Hello and welcome to another review in Vesna’s section of The Swordsmith reviews. Today’s book of choice is Project Hail Mary by Andy Weir, a book I was really excited to read and couldn’t wait to get it. And it was really worth waiting for.
A lone astronaut.
An impossible mission.
An ally he never imagined.
Ryland Grace is the sole survivor on a desperate, last-chance mission – and if he fails, humanity and the earth itself will perish. Except that right now, he doesn’t know that. He can’t even remember his own name, let alone the nature of his assignment or how to complete it. All he knows is that he’s been asleep for a very, very long time. And he’s just been awakened to find himself millions of miles from home, with nothing but two corpses for company. His crewmates dead, his memories fuzzily returning, Ryland realizes that an impossible task now confronts him. Hurtling through space on this tiny ship, it’s up to him to puzzle out an impossible scientific mystery-and conquer an extinction-level threat to our species. And with the clock ticking down and the nearest human being light-years away, he’s got to do it all alone.
Or does he?
I have to say I’m always excited to get my hands on an Andy Weir novel. The Martian was amazing, but then I was a little disappointed in Artemis (it wasn’t a bad book, I just expected something different). Let’s just say, after reading a blurb for Project Hail Mary, my expectations went through the roof. As it turns out, all of my expectations have been met and I absolutely loved the book.
There was something really clever about the way Weir wrote that book. There’s no linear storytelling and the whole story starts somewhere in the middle, with Ryland Grace waking up in a spaceship with two dead bodies next to him, without knowing what is happening, where he is or even who he is. The story is then separated in two different narratives: one keeping up with his discoveries in space, trying to find out what happened, and one that’s going back to the past of all the events before launch, slowly connecting the two stories together and letting you piece the puzzles together and get the whole picture of Ryland’s story. I have to say, I was a bit lost in the first chapter or two into the book, but I quickly got the hang of different perspectives, and it just went fluently from there on.

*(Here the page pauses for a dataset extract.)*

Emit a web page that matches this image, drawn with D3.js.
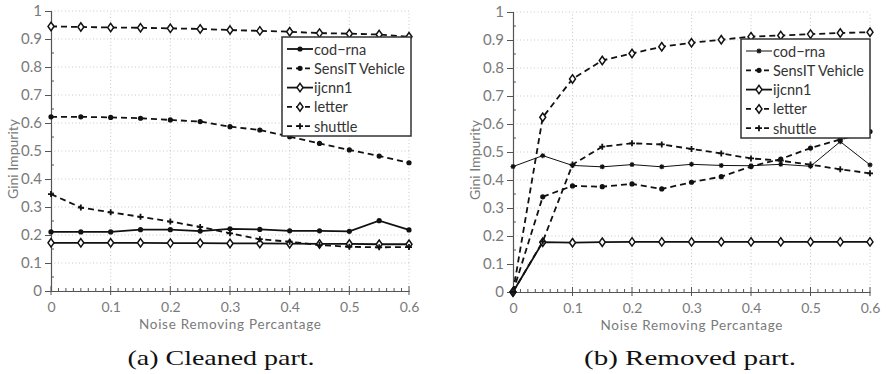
<!DOCTYPE html>
<html>
<head>
<meta charset="utf-8">
<script src="https://cdn.jsdelivr.net/npm/d3@7"></script>
<style>
  body { margin: 0; background: #fff; }
  svg { display: block; }
</style>
</head>
<body>
<svg id="chart" width="887" height="374"></svg>
<script>
// noise removing percentage
const xs = [0, 0.05, 0.1, 0.15, 0.2, 0.25, 0.3, 0.35, 0.4, 0.45, 0.5, 0.55, 0.6];
const xTicks = [0, 0.1, 0.2, 0.3, 0.4, 0.5, 0.6];
const yTicks = [0, 0.1, 0.2, 0.3, 0.4, 0.5, 0.6, 0.7, 0.8, 0.9, 1];
const seriesNames = ["cod\u2212rna", "SensIT Vehicle", "ijcnn1", "letter", "shuttle"];

// (a) cleaned part
const cleanedCodRna = [0.211, 0.211, 0.211, 0.219, 0.219, 0.214, 0.222, 0.22, 0.215, 0.215, 0.213, 0.251, 0.218];
const cleanedSensIT = [0.622, 0.622, 0.62, 0.617, 0.611, 0.605, 0.587, 0.575, 0.551, 0.527, 0.504, 0.482, 0.458];
const cleanedIjcnn1 = [0.172, 0.172, 0.172, 0.172, 0.171, 0.171, 0.17, 0.17, 0.169, 0.168, 0.168, 0.167, 0.167];
const cleanedLetter = [0.945, 0.943, 0.941, 0.94, 0.938, 0.936, 0.932, 0.929, 0.926, 0.921, 0.919, 0.916, 0.908];
const cleanedShuttle = [0.346, 0.298, 0.281, 0.265, 0.248, 0.229, 0.206, 0.185, 0.176, 0.164, 0.158, 0.156, 0.157];

// (b) removed part
const removedCodRna = [0.448, 0.487, 0.452, 0.447, 0.455, 0.447, 0.456, 0.452, 0.451, 0.456, 0.449, 0.537, 0.454];
const removedSensIT = [0, 0.34, 0.379, 0.376, 0.386, 0.368, 0.392, 0.412, 0.448, 0.475, 0.514, 0.545, 0.573];
const removedIjcnn1 = [0, 0.178, 0.176, 0.178, 0.179, 0.179, 0.179, 0.179, 0.179, 0.179, 0.179, 0.179, 0.179];
const removedLetter = [0, 0.624, 0.761, 0.827, 0.852, 0.876, 0.89, 0.901, 0.912, 0.916, 0.921, 0.925, 0.928];
const removedShuttle = [0, 0.18, 0.455, 0.519, 0.531, 0.527, 0.511, 0.495, 0.477, 0.469, 0.455, 0.438, 0.424];

const svg = d3.select("#chart");
const labelFont = "Lato, 'Liberation Sans', sans-serif";
const gray = "#7a7a7a";

function marker(sel, type) {
  if (type === "circle") {
    sel.append("circle").attr("r", 2.6).attr("fill", "#111");
  } else if (type === "diamond") {
    sel.append("path").attr("d", "M0,-4.2L3,0L0,4.2L-3,0Z")
      .attr("fill", "#fff").attr("stroke", "#111").attr("stroke-width", 1.5);
  } else if (type === "plus") {
    sel.append("path").attr("d", "M-3,0H3M0,-3V3")
      .attr("stroke", "#111").attr("stroke-width", 1.8);
  } else if (type === "star") {
    sel.append("path").attr("d", "M-2.5,0H2.5M0,-2.5V2.5M-1.8,-1.8L1.8,1.8M-1.8,1.8L1.8,-1.8")
      .attr("stroke", "#111").attr("stroke-width", 1.2);
  }
}

function drawPanel(opt) {
  const x = d3.scaleLinear().domain([0, 0.6]).range([opt.left, opt.right]);
  const y = d3.scaleLinear().domain([0, 1]).range([opt.bottom, opt.top]);
  const g = svg.append("g");

  // dotted grid
  g.append("g").selectAll("line.vx").data(xTicks.slice(1)).join("line")
    .attr("x1", d => x(d)).attr("x2", d => x(d))
    .attr("y1", opt.bottom).attr("y2", opt.top)
    .attr("stroke", "#bbb").attr("stroke-width", 0.8).attr("stroke-dasharray", "1,2.5");
  g.append("g").selectAll("line.hy").data(yTicks.slice(1)).join("line")
    .attr("x1", opt.left).attr("x2", opt.right)
    .attr("y1", d => y(d)).attr("y2", d => y(d))
    .attr("stroke", "#bbb").attr("stroke-width", 0.8).attr("stroke-dasharray", "1,2.5");

  // x axis
  const xAxis = g.append("g").attr("transform", `translate(0,${opt.bottom})`)
    .call(d3.axisBottom(x).tickValues(xTicks).tickSize(0).tickPadding(11).tickFormat(d3.format("")));
  xAxis.select(".domain").attr("stroke", "#555").attr("stroke-width", 1.2);
  xAxis.selectAll("text").attr("fill", gray).attr("font-size", 14).attr("font-family", labelFont);
  xAxis.selectAll(".tick line").remove();
  g.append("g").selectAll("line").data(d3.range(0, 49)).join("line")
    .attr("x1", i => x(i * 0.0125)).attr("x2", i => x(i * 0.0125))
    .attr("y1", i => opt.bottom + (i % 8 === 0 ? 4 : 0)).attr("y2", i => opt.bottom - (i % 8 === 0 ? 5 : 3))
    .attr("stroke", "#555").attr("stroke-width", 1);

  // y axis
  const yAxis = g.append("g").attr("transform", `translate(${opt.left},0)`)
    .call(d3.axisLeft(y).tickValues(yTicks).tickSize(6).tickPadding(3).tickFormat(d3.format("")));
  yAxis.select(".domain").attr("stroke", "#555").attr("stroke-width", 1.2);
  yAxis.selectAll(".tick line").attr("stroke", "#555");
  yAxis.selectAll("text").attr("fill", gray).attr("font-size", 15).attr("font-family", labelFont);
  g.append("g").selectAll("line").data(d3.range(0.05, 1, 0.1)).join("line")
    .attr("x1", opt.left).attr("x2", opt.left + 3)
    .attr("y1", d => y(d)).attr("y2", d => y(d))
    .attr("stroke", "#555").attr("stroke-width", 1);

  // axis titles
  g.append("text").attr("x", (opt.left + opt.right) / 2).attr("y", opt.bottom + 38)
    .attr("text-anchor", "middle").attr("fill", gray).attr("font-size", 13.5).attr("font-family", labelFont)
    .attr("textLength", 182).attr("lengthAdjust", "spacing")
    .text("Noise Removing Percantage");
  g.append("text").attr("transform", `translate(${opt.left - 33},${(opt.top + opt.bottom) / 2 + 8}) rotate(-90)`)
    .attr("text-anchor", "middle").attr("fill", gray).attr("font-size", 14).attr("font-family", labelFont)
    .text("Gini Impurity");

  // lines
  const line = d3.line().x((d, i) => x(xs[i])).y(d => y(d));
  opt.series.forEach(s => {
    g.append("path").datum(s.values).attr("d", line)
      .attr("fill", "none").attr("stroke", "#111").attr("stroke-width", s.width)
      .attr("stroke-dasharray", s.dash ? "6,4" : null);
  });
  opt.series.forEach(s => {
    g.append("g").selectAll("g").data(s.values).join("g")
      .attr("transform", (d, i) => `translate(${x(xs[i])},${y(d)})`)
      .each(function () { marker(d3.select(this), s.marker); });
  });

  // legend
  const lg = g.append("g").attr("transform", `translate(${opt.legendX},${opt.legendY})`);
  lg.append("rect").attr("width", 129).attr("height", 99)
    .attr("fill", "#fff").attr("stroke", "#333").attr("stroke-width", 1.5);
  opt.series.forEach((s, i) => {
    const ly = 12 + i * 19.3;
    lg.append("line").attr("x1", 5).attr("x2", 31).attr("y1", ly).attr("y2", ly)
      .attr("stroke", "#111").attr("stroke-width", s.width)
      .attr("stroke-dasharray", s.dash ? "5,4" : null);
    const m = lg.append("g").attr("transform", `translate(18,${ly})`);
    marker(m, s.marker);
    lg.append("text").attr("x", 32).attr("y", ly + 5.5)
      .attr("fill", "#333").attr("font-size", 14.5).attr("font-family", labelFont)
      .text(seriesNames[i]);
  });

  // caption
  svg.append("text").attr("x", opt.captionX).attr("y", 365)
    .attr("text-anchor", "middle").attr("font-size", 22)
    .attr("font-family", "'Liberation Serif', 'DejaVu Serif', serif")
    .attr("textLength", opt.captionW).attr("lengthAdjust", "spacingAndGlyphs")
    .attr("fill", "#111")
    .text(opt.caption);
}

drawPanel({
  left: 51, right: 409, top: 11, bottom: 291,
  legendX: 282, legendY: 37,
  captionX: 221, captionW: 187, caption: "(a) Cleaned part.",
  series: [
    { values: cleanedCodRna, marker: "circle", dash: false, width: 1.8 },
    { values: cleanedSensIT, marker: "circle", dash: true, width: 1.8 },
    { values: cleanedIjcnn1, marker: "diamond", dash: false, width: 1.8 },
    { values: cleanedLetter, marker: "diamond", dash: true, width: 1.8 },
    { values: cleanedShuttle, marker: "plus", dash: true, width: 1.8 }
  ]
});

drawPanel({
  left: 513, right: 870, top: 12, bottom: 292,
  legendX: 741, legendY: 39,
  captionX: 690, captionW: 212, caption: "(b) Removed part.",
  series: [
    { values: removedCodRna, marker: "star", dash: false, width: 1 },
    { values: removedSensIT, marker: "circle", dash: true, width: 1.8 },
    { values: removedIjcnn1, marker: "diamond", dash: false, width: 1.8 },
    { values: removedLetter, marker: "diamond", dash: true, width: 1.8 },
    { values: removedShuttle, marker: "plus", dash: true, width: 1.8 }
  ]
});
</script>
</body>
</html>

Coming back to Ryland, he’s a really well written character. The whole book is written from his perspective and you get to share all his struggles, mental breakdowns and joy. It was wonderful to experience his story as he discovers himself while trying to find out what happened to him. But you get to know the most about his character when he discovers he’s not alone in space and he might be the first one to make first contact with a different species. And that part was an absolute highlight of the book. I could go on and on about it, but I’m very much afraid it would spoil the book for any future reader.
Another thing that made this book such an amazing read is Weir’s writing. He manages to keep a simple narrative even with complicated subjects. There is a heavy focus on physics throughout the whole book, but it wasn’t overwhelming. It’s written in an enjoyable way that doesn’t disturb the reading flow with too much information. And even though I never liked physics, it turned out to be quite a fun part and simply explained. Also, Weir managed to fill the book with a bit of humour and a bit of sarcasm also which lightened the whole story and kept me hooked to the end of the book. I think that this book is the highlight of Weir’s writing career. He managed to include all the aspects people loved the most about The Martian, and yet he managed to keep the book easy-going and light. It’s an amazing story about a man, who didn’t want to be an astronaut, yet he went to space and he found himself saving humanity and found meaning in his life doing so.